During her annual State of the University address yesterday afternoon in Rackham Ampitheatre, Coleman said she is readying the University for its 200th birthday in 2017.

She asked the Senate Assembly and other faculty in attendance to consider how their efforts will position the University for its bicentennial.

During her address, Coleman outlined several new initiatives.

Most notably, she announced the two-part President’s Challenge Fund, which will be paid for with Coleman’s discretionary spending. In the first part, Coleman will match all donations to need-based scholarships dollar-for-dollar. Secondly, the fund will be used to create more endowed professorships.

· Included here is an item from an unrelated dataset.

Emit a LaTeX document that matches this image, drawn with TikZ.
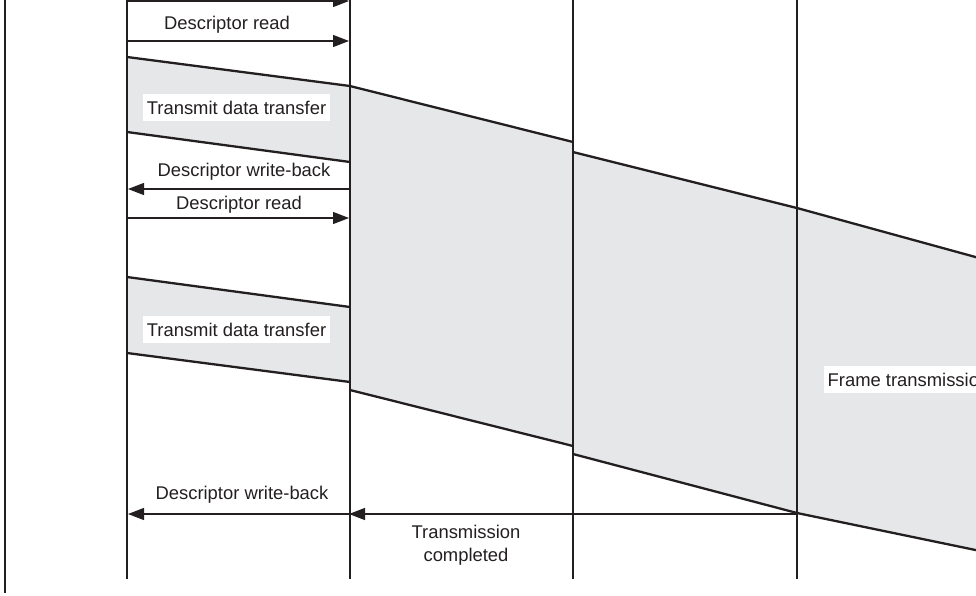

If all goes right, the plan will strengthen the quality of faculty and direct more donations toward need-based aid.

Coleman said she does not want lower-and middle-class students to be discouraged from applying because of rising tuition prices.

“It’s on the top of the minds of our donors,” Coleman said.

Earlier this month, Coleman began matching donations for need-based scholarships at the Ann Arbor campus. Donors give either directly to a specific school or through the Office of Financial Aid.

The initiative will match one-time contributions up to $1 million but does not have a total dollar limit, said Judith Malcolm, director of communications and donor relations.

“It’s a way a double your donation,” Malcolm said.

The initiative will run until December of next year, when Coleman will decide whether or not to renew the program.

The initiative is expected to create up to 20 endowed professorships, Coleman said.

Most endowed professorships cost a minimum of $2 million over a period of several years, Malcolm said. Once $1 million is raised, the University can begin filling the position.

The University will use the fund to match the first $500,000 donated toward an endowed professorship, effectively beginning the professorship. That’s effectively a 25-percent discount for a named professorship, Coleman joked.

Coleman has committed up to $10 million from the fund to matching the endowment contributions.

The University has already filled three professorships under the program, Malcolm said.

Coleman also announced the creation of the President’s Advisory Committee on Public Art to coincide with the 2007 academic year theme semester “Arts on Earth.”

James Steward, director of the University Art Museum, will lead the committee, which is charged with bringing more public art to campus.

After the speech, Coleman briefly answered audience questions on topics ranging from curbing rising college costs to the University’s role in the state economy to Michigan Stadium renovations.

Coleman on …

Alumni who say they want to improve Michigan Stadium but really don’t it to change:
“And they say, ‘By the way, don’t touch it.’ “

University of California at Berkeley’s recent budget cuts:
“I don’t want us to get into that spiral.”

Possible increases in state funding to the University:
“I have not seen any indication from the state that they will step up to the plate.”